%%
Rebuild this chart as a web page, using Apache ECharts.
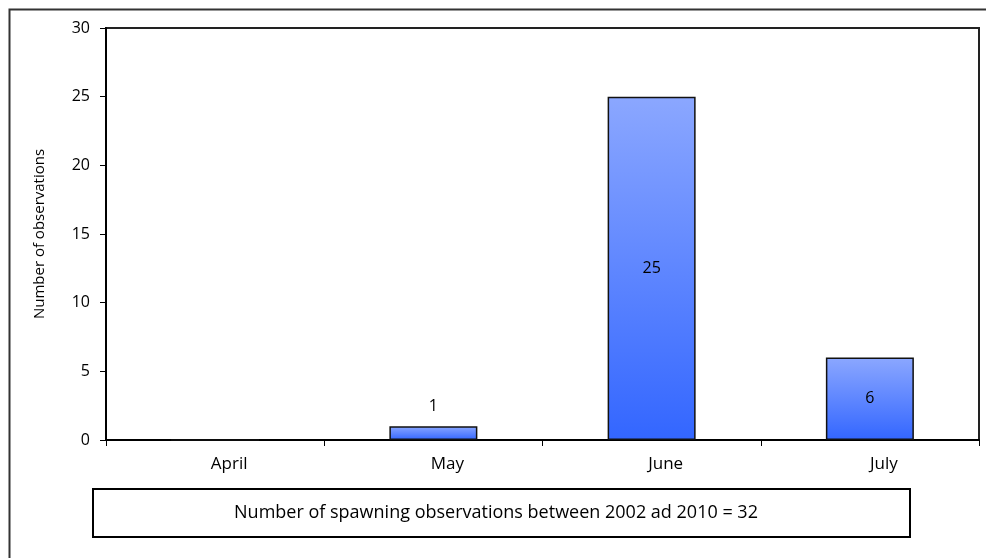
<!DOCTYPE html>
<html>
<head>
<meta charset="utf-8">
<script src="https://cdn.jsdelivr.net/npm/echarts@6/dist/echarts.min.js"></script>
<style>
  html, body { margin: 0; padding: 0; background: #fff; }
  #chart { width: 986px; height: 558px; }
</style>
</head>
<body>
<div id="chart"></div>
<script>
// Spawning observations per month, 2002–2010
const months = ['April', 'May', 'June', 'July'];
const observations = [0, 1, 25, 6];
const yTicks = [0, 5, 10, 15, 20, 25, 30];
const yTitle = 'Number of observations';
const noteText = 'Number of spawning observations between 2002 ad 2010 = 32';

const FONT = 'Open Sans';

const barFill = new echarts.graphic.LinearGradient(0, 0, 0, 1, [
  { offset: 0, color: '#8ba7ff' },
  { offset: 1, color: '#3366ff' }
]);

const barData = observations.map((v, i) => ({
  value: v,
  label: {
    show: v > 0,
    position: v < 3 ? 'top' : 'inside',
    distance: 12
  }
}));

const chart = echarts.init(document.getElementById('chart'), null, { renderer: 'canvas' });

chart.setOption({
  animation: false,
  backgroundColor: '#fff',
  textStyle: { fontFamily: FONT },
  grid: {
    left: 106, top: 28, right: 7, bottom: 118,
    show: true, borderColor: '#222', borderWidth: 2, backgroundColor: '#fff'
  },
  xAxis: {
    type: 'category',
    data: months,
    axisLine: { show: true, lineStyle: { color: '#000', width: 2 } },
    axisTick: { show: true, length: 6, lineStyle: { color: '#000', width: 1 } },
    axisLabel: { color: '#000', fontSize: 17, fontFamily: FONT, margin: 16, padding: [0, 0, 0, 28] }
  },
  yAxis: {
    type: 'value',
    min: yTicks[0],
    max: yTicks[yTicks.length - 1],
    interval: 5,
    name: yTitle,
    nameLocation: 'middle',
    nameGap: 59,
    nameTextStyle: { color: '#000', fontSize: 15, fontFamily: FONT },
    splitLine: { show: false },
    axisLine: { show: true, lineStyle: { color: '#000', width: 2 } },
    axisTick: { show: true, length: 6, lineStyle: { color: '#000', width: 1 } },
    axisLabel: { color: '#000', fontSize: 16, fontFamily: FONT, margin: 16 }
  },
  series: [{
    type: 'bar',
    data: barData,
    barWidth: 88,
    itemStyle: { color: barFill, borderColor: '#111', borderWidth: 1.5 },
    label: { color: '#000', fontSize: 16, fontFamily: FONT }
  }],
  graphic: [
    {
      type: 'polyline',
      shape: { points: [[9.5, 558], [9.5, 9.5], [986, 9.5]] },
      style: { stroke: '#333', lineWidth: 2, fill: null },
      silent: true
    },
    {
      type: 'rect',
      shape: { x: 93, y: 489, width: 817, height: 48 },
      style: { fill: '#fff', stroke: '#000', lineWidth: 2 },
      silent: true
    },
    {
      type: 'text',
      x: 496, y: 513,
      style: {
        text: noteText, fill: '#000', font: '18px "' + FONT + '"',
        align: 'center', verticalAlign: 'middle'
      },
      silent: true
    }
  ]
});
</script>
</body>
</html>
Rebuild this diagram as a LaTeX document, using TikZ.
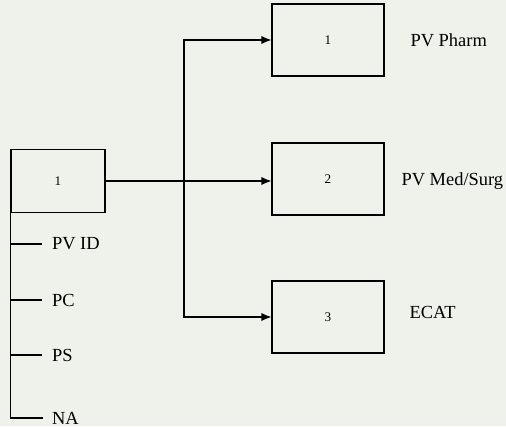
%%
### [TASK OBJECTIVE]
Every line of the material is to be quoted exactly, with no pictures carried over.

### [FINISHED EXERCISE]
Rebuild this chart as a web page, using Apache ECharts.
<!DOCTYPE html>
<html>
<head>
<meta charset="utf-8">
<script src="https://cdn.jsdelivr.net/npm/echarts@6/dist/echarts.min.js"></script>
<style>
  html, body { margin: 0; padding: 0; background: #fff; }
  #chart { width: 986px; height: 558px; }
</style>
</head>
<body>
<div id="chart"></div>
<script>
// Spawning observations per month, 2002–2010
const months = ['April', 'May', 'June', 'July'];
const observations = [0, 1, 25, 6];
const yTicks = [0, 5, 10, 15, 20, 25, 30];
const yTitle = 'Number of observations';
const noteText = 'Number of spawning observations between 2002 ad 2010 = 32';

const FONT = 'Open Sans';

const barFill = new echarts.graphic.LinearGradient(0, 0, 0, 1, [
  { offset: 0, color: '#8ba7ff' },
  { offset: 1, color: '#3366ff' }
]);

const barData = observations.map((v, i) => ({
  value: v,
  label: {
    show: v > 0,
    position: v < 3 ? 'top' : 'inside',
    distance: 12
  }
}));

const chart = echarts.init(document.getElementById('chart'), null, { renderer: 'canvas' });

chart.setOption({
  animation: false,
  backgroundColor: '#fff',
  textStyle: { fontFamily: FONT },
  grid: {
    left: 106, top: 28, right: 7, bottom: 118,
    show: true, borderColor: '#222', borderWidth: 2, backgroundColor: '#fff'
  },
  xAxis: {
    type: 'category',
    data: months,
    axisLine: { show: true, lineStyle: { color: '#000', width: 2 } },
    axisTick: { show: true, length: 6, lineStyle: { color: '#000', width: 1 } },
    axisLabel: { color: '#000', fontSize: 17, fontFamily: FONT, margin: 16, padding: [0, 0, 0, 28] }
  },
  yAxis: {
    type: 'value',
    min: yTicks[0],
    max: yTicks[yTicks.length - 1],
    interval: 5,
    name: yTitle,
    nameLocation: 'middle',
    nameGap: 59,
    nameTextStyle: { color: '#000', fontSize: 15, fontFamily: FONT },
    splitLine: { show: false },
    axisLine: { show: true, lineStyle: { color: '#000', width: 2 } },
    axisTick: { show: true, length: 6, lineStyle: { color: '#000', width: 1 } },
    axisLabel: { color: '#000', fontSize: 16, fontFamily: FONT, margin: 16 }
  },
  series: [{
    type: 'bar',
    data: barData,
    barWidth: 88,
    itemStyle: { color: barFill, borderColor: '#111', borderWidth: 1.5 },
    label: { color: '#000', fontSize: 16, fontFamily: FONT }
  }],
  graphic: [
    {
      type: 'polyline',
      shape: { points: [[9.5, 558], [9.5, 9.5], [986, 9.5]] },
      style: { stroke: '#333', lineWidth: 2, fill: null },
      silent: true
    },
    {
      type: 'rect',
      shape: { x: 93, y: 489, width: 817, height: 48 },
      style: { fill: '#fff', stroke: '#000', lineWidth: 2 },
      silent: true
    },
    {
      type: 'text',
      x: 496, y: 513,
      style: {
        text: noteText, fill: '#000', font: '18px "' + FONT + '"',
        align: 'center', verticalAlign: 'middle'
      },
      silent: true
    }
  ]
});
</script>
</body>
</html>
Rebuild this diagram as a LaTeX document, using TikZ.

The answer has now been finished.